Ettore Majorana contributed several ideas that have had a significant, lasting impact on condensed matter physics, broadly construed. In this chapter I will discuss, from a modern perspective, four important topics that have deep roots in Majorana's work.
1. Spin response and universal connection: In paper N.6, Majorana considered the coupling of spins to magnetic fields. The paper is brief, but it contains two ingenious ideas whose importance extends well beyond the immediate problem he treated, and should be part of every physicist's toolkit. The first of those ideas is that, having solved the problem for spin 1/2, one can deduce the solution for general spins by pure algebra. Majorana's original construction uses a rather specialized mathematical apparatus.

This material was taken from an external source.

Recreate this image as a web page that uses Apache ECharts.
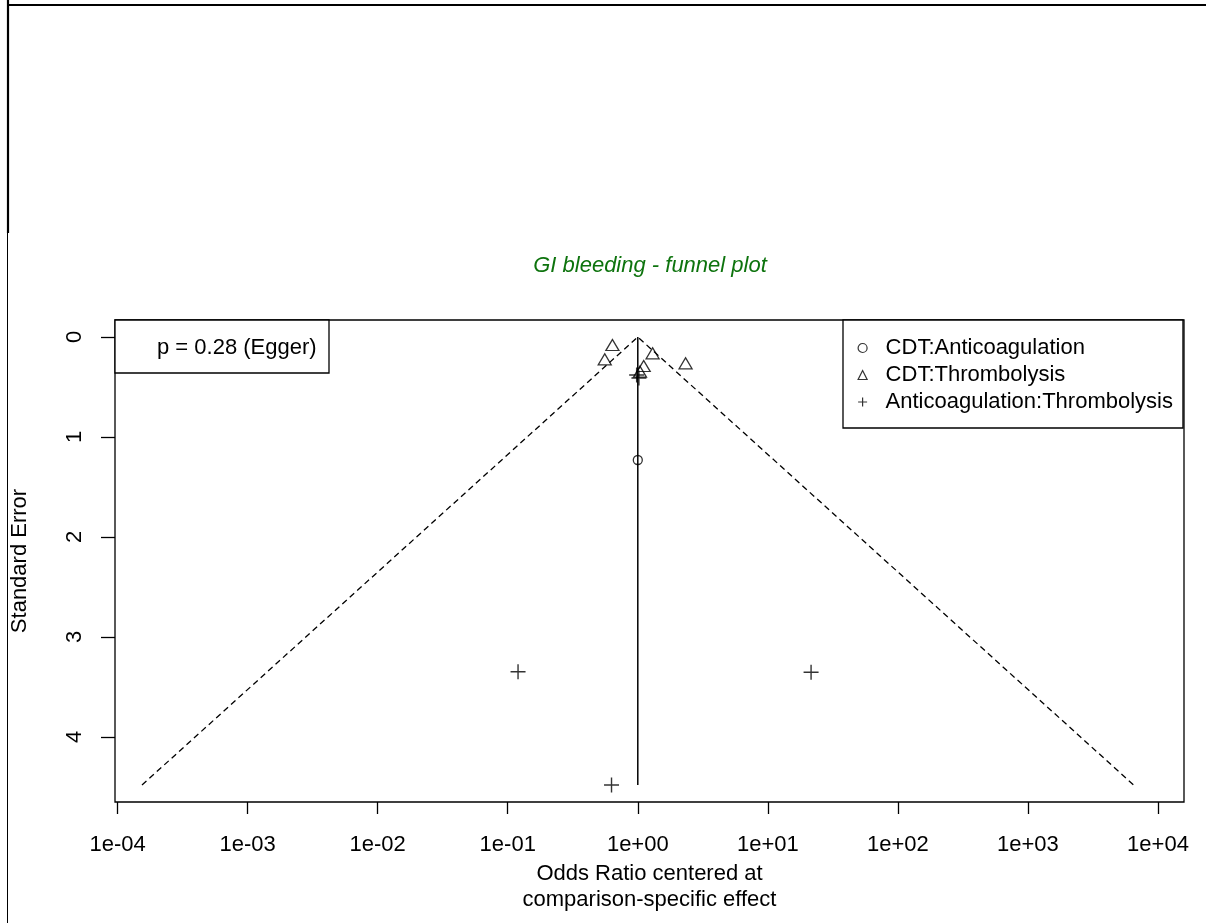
<!DOCTYPE html>
<html>
<head>
<meta charset="utf-8">
<title>GI bleeding - funnel plot</title>
<script src="https://cdn.jsdelivr.net/npm/echarts@6/dist/echarts.min.js"></script>
<style>
  html, body { margin: 0; padding: 0; background: #fff; }
  #chart { width: 1206px; height: 923px; }
</style>
</head>
<body>
<div id="chart"></div>
<script>
// Comparison-adjusted funnel plot: odds ratios (log scale) against standard error.
const chartTitle = 'GI bleeding - funnel plot';
const eggerText = 'p = 0.28 (Egger)';
const seriesNames = ['CDT:Anticoagulation', 'CDT:Thrombolysis', 'Anticoagulation:Thrombolysis'];

// Studies per comparison: centred odds ratio and its standard error
const cdtAnticoagOR = [1.0];
const cdtAnticoagSE = [1.23];
const cdtThrombOR = [0.638, 0.557, 1.30, 2.33, 1.11, 1.04];
const cdtThrombSE = [0.08, 0.223, 0.163, 0.263, 0.29, 0.347];
const anticoagThrombOR = [0.98, 1.02, 0.12, 21.5, 0.628];
const anticoagThrombSE = [0.38, 0.41, 3.347, 3.353, 4.48];

// Pseudo 95% confidence funnel and the reference line at OR = 1
const funnelOR = [1.54e-4, 1, 6.5e3];
const funnelSE = [4.48, 0, 4.48];
const refOR = [1, 1];
const refSE = [0, 4.48];

// Axis ticks
const xTickValues = [1e-4, 1e-3, 1e-2, 1e-1, 1, 1e1, 1e2, 1e3, 1e4];
const xTickLabels = ['1e-04', '1e-03', '1e-02', '1e-01', '1e+00', '1e+01', '1e+02', '1e+03', '1e+04'];
const yTickValues = [0, 1, 2, 3, 4];

const FONT = 'Liberation Sans, Arial, sans-serif';

// x is plotted as log10(OR) on a value axis
const toPoints = (ors, ses) => ors.map((v, i) => [Math.log10(v), ses[i]]);
const xTickLogs = xTickValues.map(v => Math.log10(v));

const chart = echarts.init(document.getElementById('chart'), null, { renderer: 'canvas' });

const hollow = { color: 'rgba(0,0,0,0)', borderColor: '#000', borderWidth: 1.3 };

chart.setOption({
  backgroundColor: '#fff',
  animation: false,
  title: {
    text: chartTitle,
    left: 650,
    top: 255,
    textAlign: 'center',
    padding: 0,
    textStyle: { fontFamily: FONT, fontSize: 22, fontStyle: 'italic', fontWeight: 'normal', color: '#0d730d' }
  },
  grid: {
    left: 115, top: 320, width: 1069, height: 482,
    show: true, borderColor: '#000', borderWidth: 1.3, backgroundColor: 'rgba(0,0,0,0)'
  },
  xAxis: {
    type: 'value',
    position: 'bottom',
    min: -4.02,
    max: 4.2,
    name: 'Odds Ratio centered at\ncomparison-specific effect',
    nameLocation: 'middle',
    nameGap: 58,
    nameTextStyle: { fontFamily: FONT, fontSize: 22, color: '#000', lineHeight: 26 },
    axisLine: { show: false, onZero: false },
    splitLine: { show: false },
    axisTick: { show: true, inside: false, length: 12, customValues: xTickLogs, lineStyle: { color: '#000', width: 1.3 } },
    axisLabel: {
      customValues: xTickLogs,
      margin: 32,
      fontFamily: FONT, fontSize: 22, color: '#000',
      formatter: v => {
        const i = xTickLogs.findIndex(t => Math.abs(t - v) < 1e-6);
        return i >= 0 ? xTickLabels[i] : '';
      }
    }
  },
  yAxis: {
    type: 'value',
    position: 'left',
    inverse: true,
    min: -0.17,
    max: 4.65,
    name: 'Standard Error',
    nameLocation: 'middle',
    nameRotate: 90,
    nameGap: 84,
    nameTextStyle: { fontFamily: FONT, fontSize: 22, color: '#000' },
    axisLine: { show: false, onZero: false },
    splitLine: { show: false },
    axisTick: { show: true, inside: false, length: 14, customValues: yTickValues, lineStyle: { color: '#000', width: 1.3 } },
    axisLabel: {
      customValues: yTickValues,
      rotate: 90,
      margin: 29,
      fontFamily: FONT, fontSize: 22, color: '#000'
    }
  },
  legend: {
    data: seriesNames,
    orient: 'vertical',
    left: 843,
    top: 320,
    padding: [17, 10, 15, 14.5],
    itemGap: 5,
    itemWidth: 9,
    itemHeight: 9,
    borderColor: '#000',
    borderWidth: 1.3,
    backgroundColor: '#fff',
    borderRadius: 0,
    itemStyle: { color: 'rgba(0,0,0,0)', borderColor: '#000', borderWidth: 1.2 },
    textStyle: { fontFamily: FONT, fontSize: 22, color: '#000', lineHeight: 22, padding: [0, 0, 0, 13.5] },
    selectedMode: false
  },
  series: [
    {
      name: 'funnel',
      type: 'line',
      data: toPoints(funnelOR, funnelSE),
      symbol: 'none',
      silent: true,
      lineStyle: { color: '#000', width: 1.3, type: [6, 4] },
      z: 1
    },
    {
      name: 'reference',
      type: 'line',
      data: toPoints(refOR, refSE),
      symbol: 'none',
      silent: true,
      lineStyle: { color: '#000', width: 1.5 },
      z: 1
    },
    {
      name: seriesNames[0],
      type: 'scatter',
      data: toPoints(cdtAnticoagOR, cdtAnticoagSE),
      symbol: 'circle',
      symbolSize: 9,
      itemStyle: hollow,
      z: 3
    },
    {
      name: seriesNames[1],
      type: 'scatter',
      data: toPoints(cdtThrombOR, cdtThrombSE),
      symbol: 'triangle',
      symbolSize: [13, 11],
      itemStyle: hollow,
      z: 3
    },
    {
      name: seriesNames[2],
      type: 'scatter',
      data: toPoints(anticoagThrombOR, anticoagThrombSE),
      symbol: 'path://M0,5L10,5M5,0L5,10',
      symbolSize: 15,
      itemStyle: { color: 'rgba(0,0,0,0)', borderColor: '#000', borderWidth: 1.4 },
      z: 3
    }
  ],
  graphic: [
    // Egger test box in the upper-left corner of the plot
    {
      type: 'rect',
      shape: { x: 115, y: 320, width: 214, height: 53 },
      style: { fill: '#fff', stroke: '#000', lineWidth: 1.3 },
      z: 10
    },
    {
      type: 'text',
      x: 157, y: 348,
      style: { text: eggerText, fontFamily: FONT, fontSize: 22, fill: '#000', verticalAlign: 'middle' },
      z: 11
    },
    // Outer frame lines
    { type: 'line', shape: { x1: 7, y1: 5, x2: 1206, y2: 5 }, style: { stroke: '#000', lineWidth: 2.2 }, z: 10 },
    { type: 'line', shape: { x1: 8, y1: 0, x2: 8, y2: 233 }, style: { stroke: '#000', lineWidth: 2.2 }, z: 10 },
    { type: 'line', shape: { x1: 7.5, y1: 233, x2: 7.5, y2: 923 }, style: { stroke: '#000', lineWidth: 1 }, z: 10 }
  ]
});
</script>
</body>
</html>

Bloch and Rabi, in a classic paper [62], brought it close to the form discussed in Section 14.1. Rephrased in modern terms, it is a realization – the first, I think, in physics – of the universality of non-Abelian charge transport (Wilson lines).
2. Level crossing and generalized Laplace transform: In the same paper, Majorana used an elegant mathematical technique to solve the hard part of the spin dynamics, which occurs near level crossings. This technique involves, at its center, a more general version of the Laplace transform than its usual use in constant-coefficient differential equations. Among other things, it gives an independent and transparent derivation of the celebrated Landau–Zener formula for non-adiabatic transitions. (Historically, Majorana's work on the problem, and also that of Stückelberg [75], was essentially simultaneous with Landau's [73] and Zener's [74].) Majorana's method is smooth and capable of considerable generalization. It continues to be relevant to contemporary problems.
3. Majorana fermions: from neutrinos to electrons: Majorana's most famous paper N.9 concerns the possibility of formulating a purely real version of the Dirac equation. In a modern interpretation, this is the problem of formulating equations for the description of spin-1/2 particles that are their own antiparticles: Majorana fermions. Majorana's original investigation was stimulated in part by issues of mathematical esthetics, and in part by the physical problem of describing the then hypothetical neutrino.